In-Person Voting FAQs
Can I vote at any polling place in San Francisco? It is best to vote at your assigned polling place. If you vote at another polling place, your name will not be on the roster of voters and you will be asked to vote a provisional ballot.
What kind of multilingual resources are available at in-person voting sites? Both the City Hall Voting Center and all of San Francisco’s 588 polling places will offer bilingual ballots in English and Chinese, Spanish, and Filipino. In addition, certain voting sites will also offer facsimile (reference) ballots in Burmese, Japanese, Korean, Thai, and Vietnamese.
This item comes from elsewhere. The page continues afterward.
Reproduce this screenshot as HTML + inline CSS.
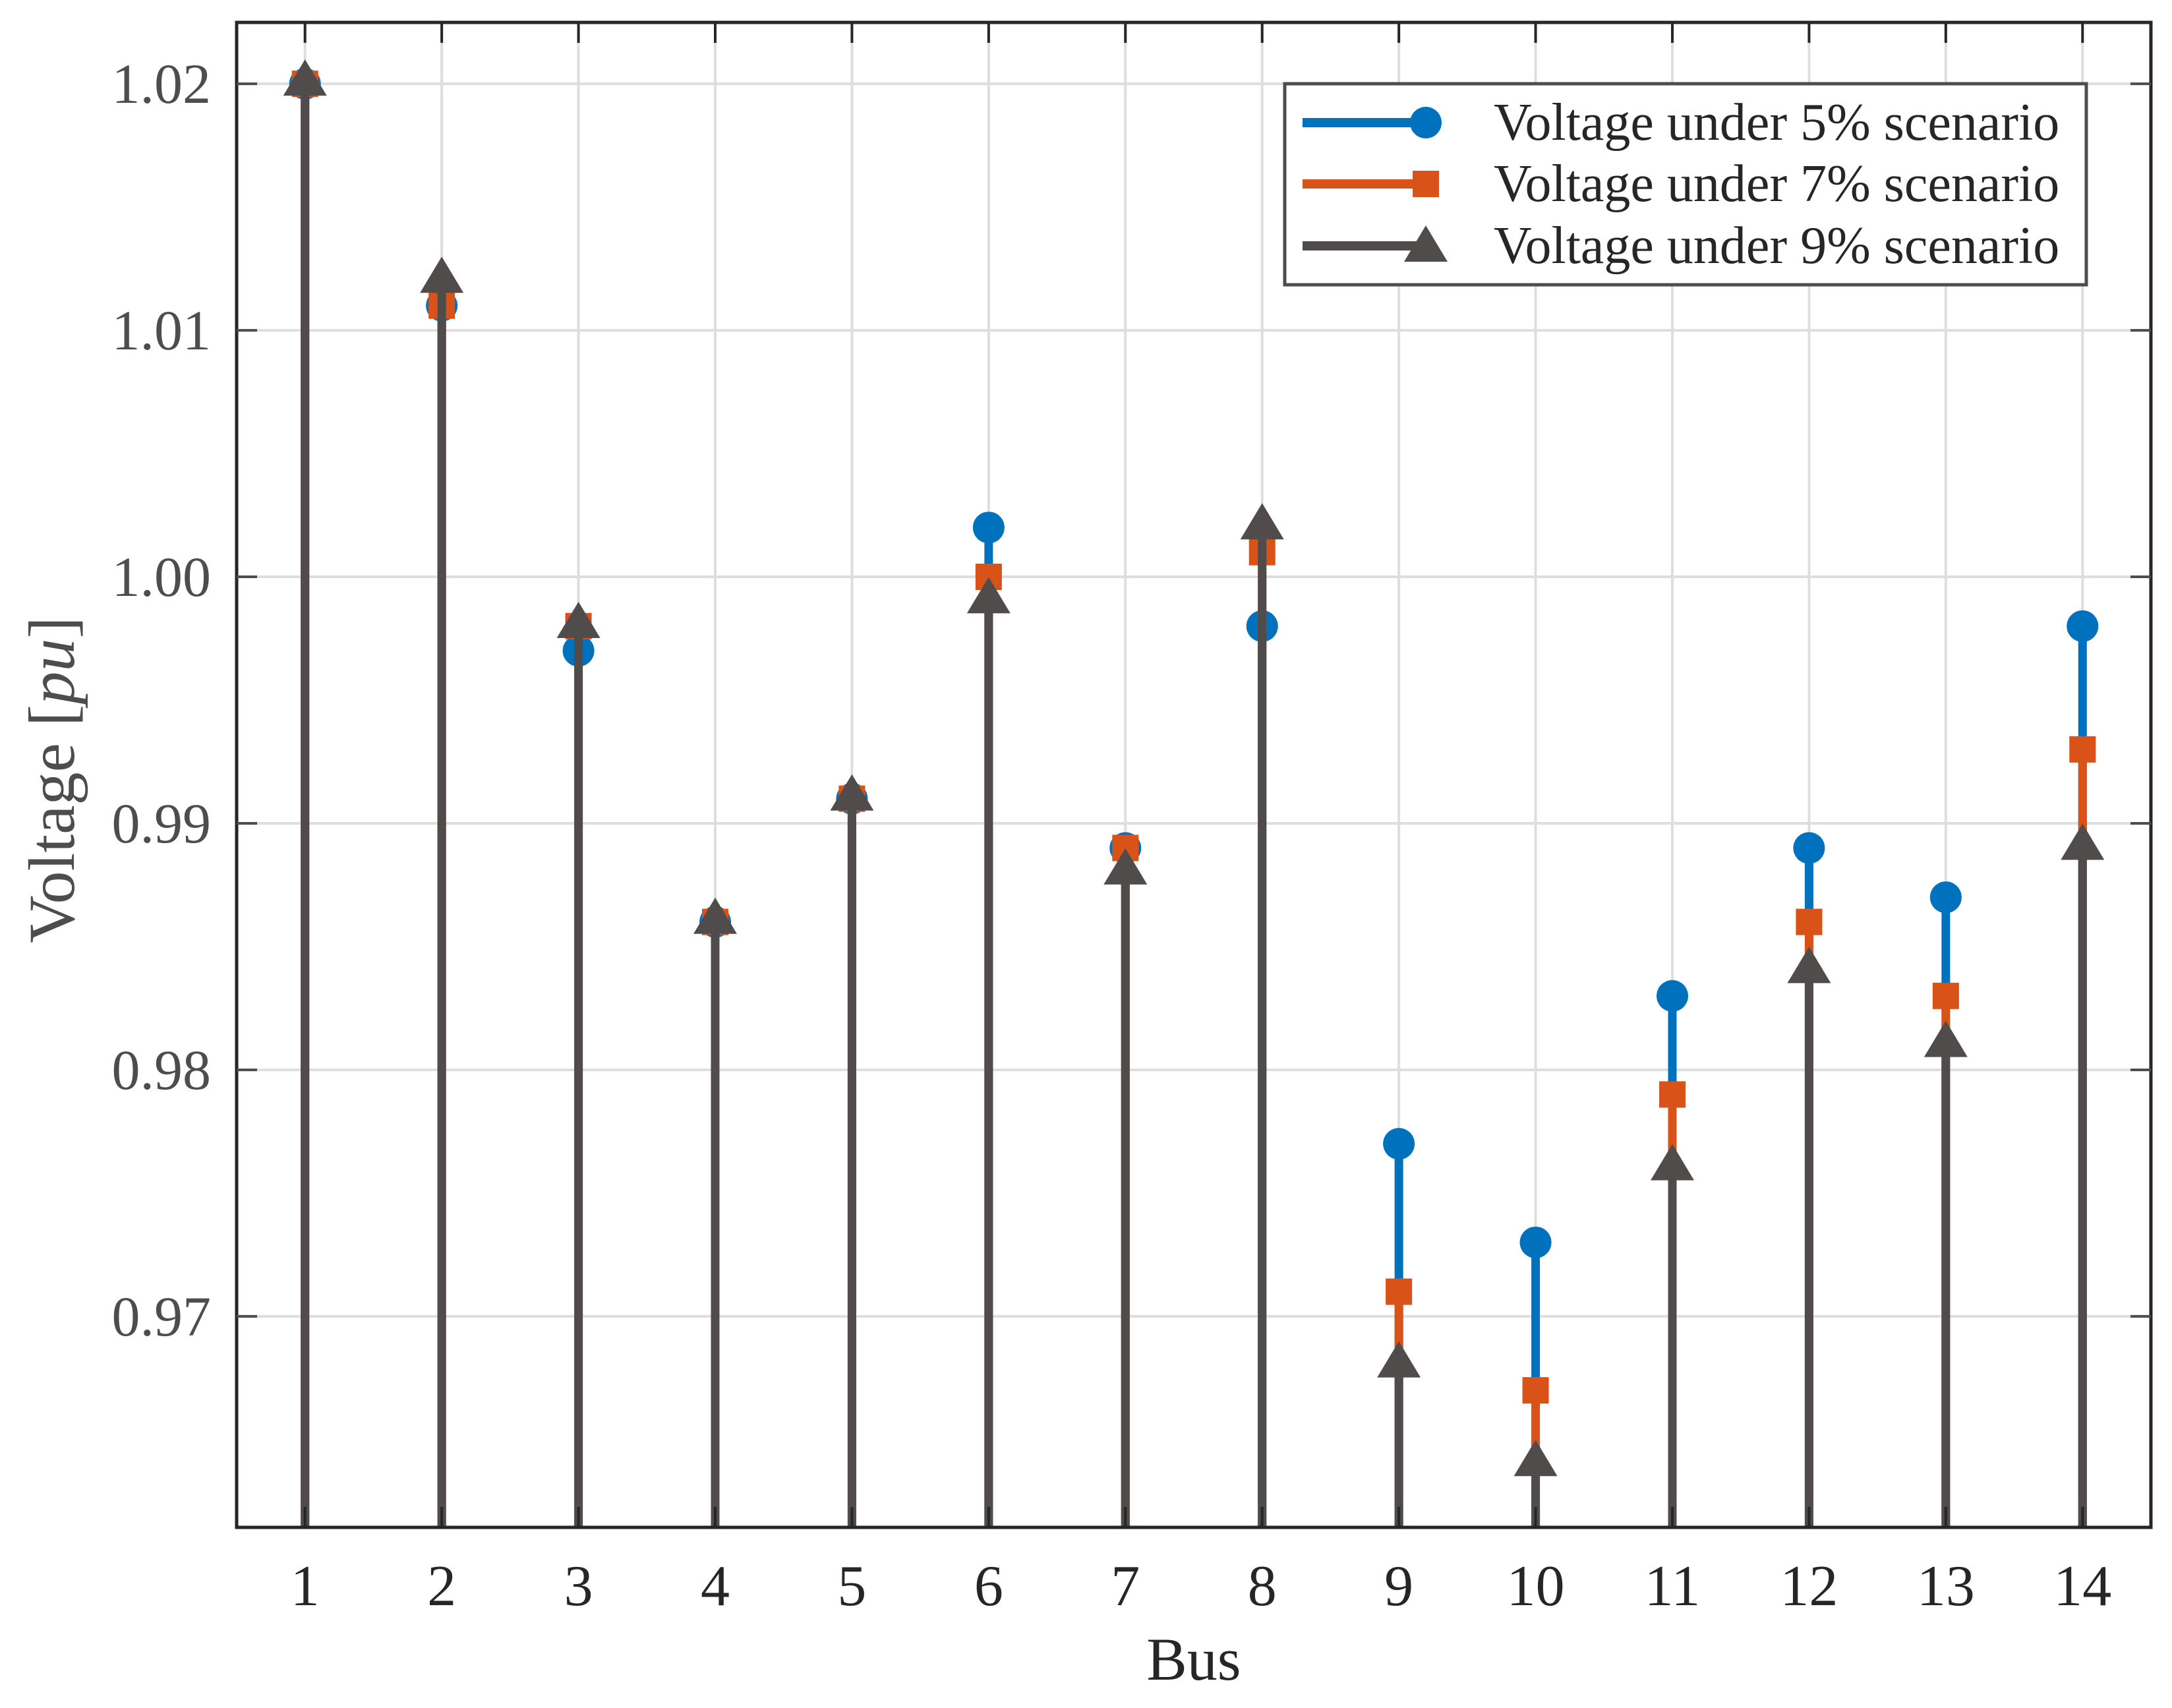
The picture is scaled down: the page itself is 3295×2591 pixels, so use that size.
<!DOCTYPE html>
<html><head><meta charset="utf-8"><style>
html,body{margin:0;padding:0;background:#fff}
svg{display:block}
text{font-family:"Liberation Serif",serif}
</style></head><body>
<svg id="chart" width="3295" height="2591" viewBox="0 0 3295 2591" xmlns="http://www.w3.org/2000/svg">
<rect x="0" y="0" width="3295" height="2591" fill="#fff"/>
<g id="grid"></g>
<g id="series"></g>
<g id="axes"></g>
<g id="legend"></g>
</svg>
<script>
const buses = [1,2,3,4,5,6,7,8,9,10,11,12,13,14];
const v5 = [1.020,1.011,0.997,0.986,0.991,1.002,0.989,0.998,0.977,0.973,0.983,0.989,0.987,0.998];
const v7 = [1.020,1.011,0.998,0.986,0.991,1.000,0.989,1.001,0.971,0.967,0.979,0.986,0.983,0.993];
const v9 = [1.020,1.012,0.998,0.986,0.991,0.999,0.988,1.002,0.968,0.964,0.976,0.984,0.981,0.989];
const yTicks = [0.97,0.98,0.99,1.00,1.01,1.02];
const yTickLabels = ["0.97","0.98","0.99","1.00","1.01","1.02"];
const seriesNames = ["Voltage under 5% scenario","Voltage under 7% scenario","Voltage under 9% scenario"];

const NS="http://www.w3.org/2000/svg";
const L=359,R=3263,T=34,B=2317;
const xMin=0.5,xMax=14.5,yMin=0.96144,yMax=1.02249;
const xs=v=>L+(v-xMin)/(xMax-xMin)*(R-L);
const ys=v=>B-(v-yMin)/(yMax-yMin)*(B-T);
function mk(tag,attrs,parent){const e=document.createElementNS(NS,tag);for(const k in attrs)e.setAttribute(k,attrs[k]);parent.appendChild(e);return e;}
const grid=document.getElementById('grid'),ser=document.getElementById('series'),ax=document.getElementById('axes'),leg=document.getElementById('legend');

buses.forEach(b=>{const l=mk('line',{x1:xs(b),x2:xs(b),y1:T,y2:B,stroke:'#dedede','stroke-width':4},grid);

});
yTicks.forEach(t=>{const l=mk('line',{x1:L,x2:R,y1:ys(t),y2:ys(t),stroke:'#dedede','stroke-width':4},grid);

});

const colors=['#0072BD','#D95319','#504c4c'];
function marker(kind,x,y,color,parent){
  let m;
  if(kind===0) m=mk('circle',{cx:x,cy:y,r:24,fill:color},parent);
  else if(kind===1) m=mk('rect',{x:x-20,y:y-20,width:40,height:40,fill:color},parent);
  else m=mk('polygon',{points:`${x},${y-37} ${x-33},${y+18} ${x+33},${y+18}`,fill:color},parent);
  return m;
}
[v5,v7,v9].forEach((vals,si)=>{
  const g=mk('g',{},ser);
  
  
  vals.forEach((v,i)=>{
    const x=xs(buses[i]),y=ys(v);
    const s=mk('line',{x1:x,x2:x,y1:B,y2:y,stroke:colors[si],'stroke-width':13},g);
    
    
    const m=marker(si,x,y,colors[si],g);
    
    
  });
});

const box=mk('rect',{x:L,y:T,width:R-L,height:B-T,fill:'none',stroke:'#262626','stroke-width':5},ax);


buses.forEach(b=>{
  const x=xs(b);
  mk('line',{x1:x,x2:x,y1:B,y2:B-31,stroke:'#262626','stroke-width':4},ax);
  mk('line',{x1:x,x2:x,y1:T,y2:T+31,stroke:'#262626','stroke-width':4},ax);
  const t=mk('text',{x:x,y:2435,'font-size':88,'text-anchor':'middle',fill:'#262626'},ax);
  t.textContent=b;
  
  
});
yTicks.forEach((v,i)=>{
  const y=ys(v);
  mk('line',{x1:L,x2:L+31,y1:y,y2:y,stroke:'#4d4d4d','stroke-width':4},ax);
  mk('line',{x1:R,x2:R-31,y1:y,y2:y,stroke:'#4d4d4d','stroke-width':4},ax);
  const t=mk('text',{x:320,y:y+29,'font-size':86,'text-anchor':'end',fill:'#4d4d4d'},ax);
  t.textContent=yTickLabels[i];
  
  
});
const xt=mk('text',{x:(L+R)/2,y:2548,'font-size':92,'text-anchor':'middle',fill:'#262626'},ax);
xt.textContent='Bus';


const yt=mk('text',{x:0,y:0,'font-size':100,'text-anchor':'middle',fill:'#4d4d4d',transform:'translate(112,1183) rotate(-90)'},ax);
yt.innerHTML='Voltage [<tspan font-style="italic">pu</tspan>]';



const lb=mk('rect',{x:1949,y:127,width:1216,height:305,fill:'#fff',stroke:'#4d4d4d','stroke-width':5},leg);


const ly=[186,279,373];
seriesNames.forEach((n,i)=>{
  const g=mk('g',{},leg);
  
  
  mk('line',{x1:1976,x2:2163,y1:ly[i],y2:ly[i],stroke:colors[i],'stroke-width':14},g);
  marker(i,2163,ly[i]+(i===2?6:0),colors[i],g);
  const t=mk('text',{x:2266,y:ly[i]+26,'font-size':80,fill:'#262626'},g);
  t.textContent=n;
  
  
});
</script>
</body></html>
Finally, bilingual workers will provide multilingual assistance at voting sites in most neighborhoods.
What kind of accessibility resources are available at in-person voting sites? All in-person voting sites will offer curbside voting service as well as accessible voting equipment, tools, and personal assistance. Any voter may ask one or two people to assist them with marking a ballot, provided any such assistant is not the voter’s employer or a representative of the voter’s union and the assistant does not attempt to influence the voter.
Vote-By-Mail Ballot Delivery FAQs
What if my ballot does not arrive in the mail? You can track where your ballot is in the mailing process at sfelections.org/voterportal. If it has been more than three days since your ballot was mailed, you may request a replacement vote-by-mail ballot at sfelections.org/voterportal or by calling the Department of Elections at (415) 554-4375.
How can I get a replacement vote-by-mail ballot? To request a replacement vote-by-mail ballot before September 8, go to sfelections.org/voterportal or call the Department of Elections at (415) 554-4375. After that date, contact the Department as soon as possible to discuss your voting options.
Can I use the Accessible Vote-by-Mail (AVBM) system to access my ballot? Any voter can access and mark their ballot at sfelections.org/access. AVBM ballots must be printed and returned by mail or in person.
How can I track my vote-by-mail ballot? You can track your vote-by-mail ballot from assembly up through delivery, verification, and counting, at sfelections.org/voterportal. Or, sign up to receive ballot notifications via email, text, or voice message at wheresmyballot.sos.ca.gov. Alternatively, you may call or email the Department of Elections.
Vote-By-Mail Ballot Return FAQs
Can I return my ballot by mail on Election Day? For your ballot to be counted, your ballot return envelope must be postmarked by Election Day, September 14. If you mail your ballot return envelope after the last pickup time on Election Day, your ballot will be postmarked too late to be counted. Find USPS box locations and pickup times at usps.com/locator.
How should I sign the ballot return envelope? Sign your envelope with the signature you last provided on your voter registration application. If your name or signature has recently changed, please re-register at registertovote.ca.gov. If you do not sign your ballot return envelope or if your envelope signature does not compare to any signature in your voter record, your ballot will be challenged and you will need to cure the issue before your ballot can be counted.
Where can I drop off my vote-by-mail ballot? You may return your marked ballot to any official ballot drop-off station or polling place in California — local ballots returned in other counties will be forwarded to San Francisco. For locations and hours of San Francisco’s official ballot drop-off stations, see pages 10 and 11 or go to sfelections.org/ballotdropoff.
Who is eligible to register and vote in California? To vote in California elections, you must be 1) a United States citizen, 2) a resident of California, 3) at least 18 years old on Election Day, 4) not currently found mentally incompetent to vote by a court, and 5) not currently serving a state or federal prison term for conviction of a felony.
Please note that the passage of Proposition 17 in the November 2020 election amended the state Constitution to allow otherwise eligible residents who are on parole to register to vote.
Can I register to vote in California before I turn 18? If you are a 16 or 17-year-old who meets the other state voter registration requirements, you can pre-register to vote and your registration will become active on your 18th birthday.
Can I register to vote in California if I just became a new citizen? If you become a U.S. citizen after the regular registration deadline of August 30, you can register and vote in person at the City Hall Voting Center or a polling place.
Can I still vote in San Francisco if I have moved locally? If you move within San Francisco, you can re-register to vote at registertovote.ca.gov or update your address at sfelections.org/voterportal or at an in-person voting site.
Can I still vote in San Francisco if I have moved within California? If you move to a new California address outside San Francisco, you can re-register to vote at registertovote.ca.gov or contact your new county elections official.
Can I still vote in San Francisco if I have moved to another state? If you move out of state, you can register with your local elections official. You may also want to contact the Department of Elections to cancel your registration in San Francisco.
Can I still vote in San Francisco if I am currently living abroad? If you are temporarily living abroad, you may be able to re-register and request a ballot by mail, fax, or email by visiting registertovote.ca.gov or fvap.gov.